The groups pushing Republicans to oppose IRS funding ― including Americans for Tax Reform and Freedomworks ― cited scandals from the Barack Obama administration as a reason not to boost the agency’s budget.
“No additional funding for the Internal Revenue Service, especially given its multiple scandals over the past decade,” they wrote in their letter. “We have not forgotten about Lois Lerner’s tactics of using IRS enforcement to harass conservative groups and donors. Republicans in Congress shouldn’t either.”
But the agency’s supposed targeting of conservative groups might have been less scandalous than it seemed at the time, when even the Obama administration said something grievously bad had happened.

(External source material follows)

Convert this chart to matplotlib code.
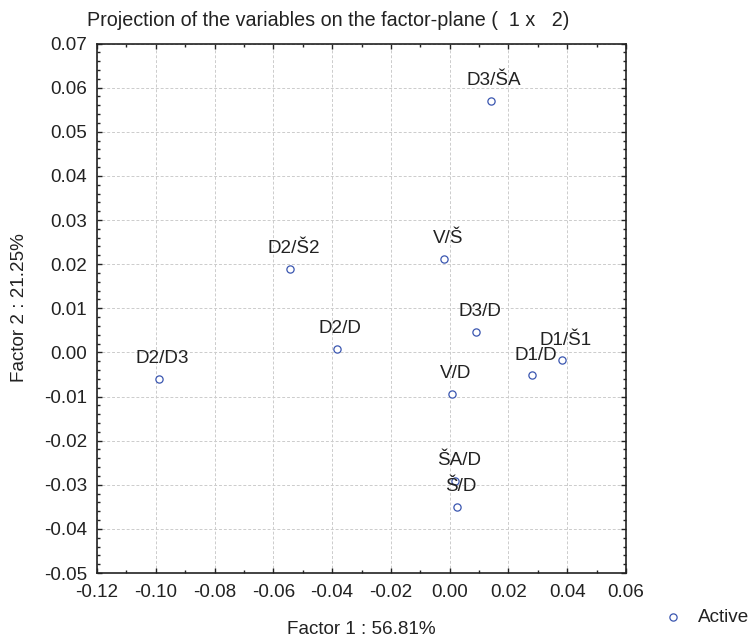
import matplotlib
matplotlib.use("Agg")
import matplotlib.pyplot as plt
from matplotlib.ticker import MultipleLocator, FuncFormatter

plt.rcParams['font.family'] = ['Liberation Sans', 'DejaVu Sans']

labels = ["D3/ŠA", "V/Š", "D2/Š2", "D3/D", "D2/D", "D2/D3", "D1/Š1", "D1/D", "V/D", "ŠA/D", "Š/D"]
factor1 = [0.0140, -0.0018, -0.0543, 0.0090, -0.0384, -0.0990, 0.0383, 0.0281, 0.0007, 0.0019, 0.0025]
factor2 = [0.0570, 0.0212, 0.0190, 0.0046, 0.0008, -0.0061, -0.0018, -0.0052, -0.0095, -0.0292, -0.0351]

W, H = 753, 644
fig = plt.figure(figsize=(W / 100, H / 100), dpi=100)
ax = fig.add_axes([97 / W, 1 - 573 / H, (626 - 97) / W, (573 - 43.5) / H])

blue = "#3a56b0"
fs = 13.6
ax.plot(factor1, factor2, linestyle="none", marker="o", markersize=5.2,
        markerfacecolor="white", markeredgecolor=blue, markeredgewidth=0.9, zorder=3)
for lab, x, y in zip(labels, factor1, factor2):
    ax.annotate(lab, (x, y), xytext=(2.5, 8.5), textcoords="offset points",
                ha="center", va="bottom", fontsize=fs, color="#222222", zorder=4)


def fmt(v, pos):
    v = round(v, 4)
    if abs(v) < 1e-9:
        v = 0.0
    return "%.2f" % v


ax.set_xlim(-0.12, 0.06)
ax.set_ylim(-0.05, 0.07)
ax.xaxis.set_major_locator(MultipleLocator(0.02))
ax.xaxis.set_minor_locator(MultipleLocator(0.01))
ax.yaxis.set_major_locator(MultipleLocator(0.01))
ax.yaxis.set_minor_locator(MultipleLocator(0.002))
ax.xaxis.set_major_formatter(FuncFormatter(fmt))
ax.yaxis.set_major_formatter(FuncFormatter(fmt))
ax.tick_params(which="both", direction="in", top=True, right=True, colors="#222222",
               labelsize=fs, width=1.0)
ax.tick_params(which="major", length=3.5)
ax.tick_params(which="minor", length=2)
ax.tick_params(axis="x", which="major", pad=8)
ax.tick_params(axis="y", which="major", pad=7)
for s in ax.spines.values():
    s.set_linewidth(1.2)
    s.set_color("#222222")
ax.grid(True, which="major", linestyle=(0, (3, 2)), color="#cccccc", linewidth=0.7)
ax.set_axisbelow(True)

fig.text(86.7 / W, 1 - 25.7 / H, "Projection of the variables on the factor-plane (  1 x   2)",
         ha="left", va="baseline", fontsize=14.2, color="#222222")
fig.text(361.5 / W, 1 - 630 / H, "Factor 1 : 56.81%", ha="center", va="center",
         fontsize=fs, color="#222222")
fig.text(20 / W, 1 - 308 / H, "Factor 2 : 21.25%", ha="center", va="center",
         rotation=90, fontsize=fs, color="#222222")

# legend
lx, ly = 673, 617
fig.lines.append(plt.Line2D([lx / W], [1 - ly / H], transform=fig.transFigure,
                            marker="o", markersize=5.2, markerfacecolor="white",
                            markeredgecolor=blue, markeredgewidth=0.9, linestyle="none"))
fig.text(698 / W, 1 - ly / H, "Active", ha="left", va="center", fontsize=fs, color="#222222")

fig.savefig("out.png", dpi=100)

An initial report from the Treasury Department’s inspector general for tax administration found in 2013 that the IRS had improperly scrutinized applications for certification of tax exempt status from conservative advocacy groups. A followup report in 2017 revealed that the agency had similarly used improper criteria to target liberal groups.
Negotiators have already ruled out several sources of revenue for new infrastructure spending, including corporate tax hikes, an increase to the gas tax, user fees and deficit financing. They’ve resorted to more politically appealing ways to offset the cost of the bill, including having the government auction off spectrum bandwidth to telemarketing companies and selling off portions of the Strategic Petroleum Reserve.
“For the life of me, I can’t figure that one out,” Sen. Ben Cardin (D-Md.) said Monday on CNN when asked about GOP opposition to strengthening IRS enforcement. “If the IRS had the tools they needed, they could collect more taxes.”
“I don’t think Wednesday is a magic day that we can’t go beyond,” Cardin said. “I think Senator Schumer recognizes that if you don’t have deadlines, you won’t get things done.”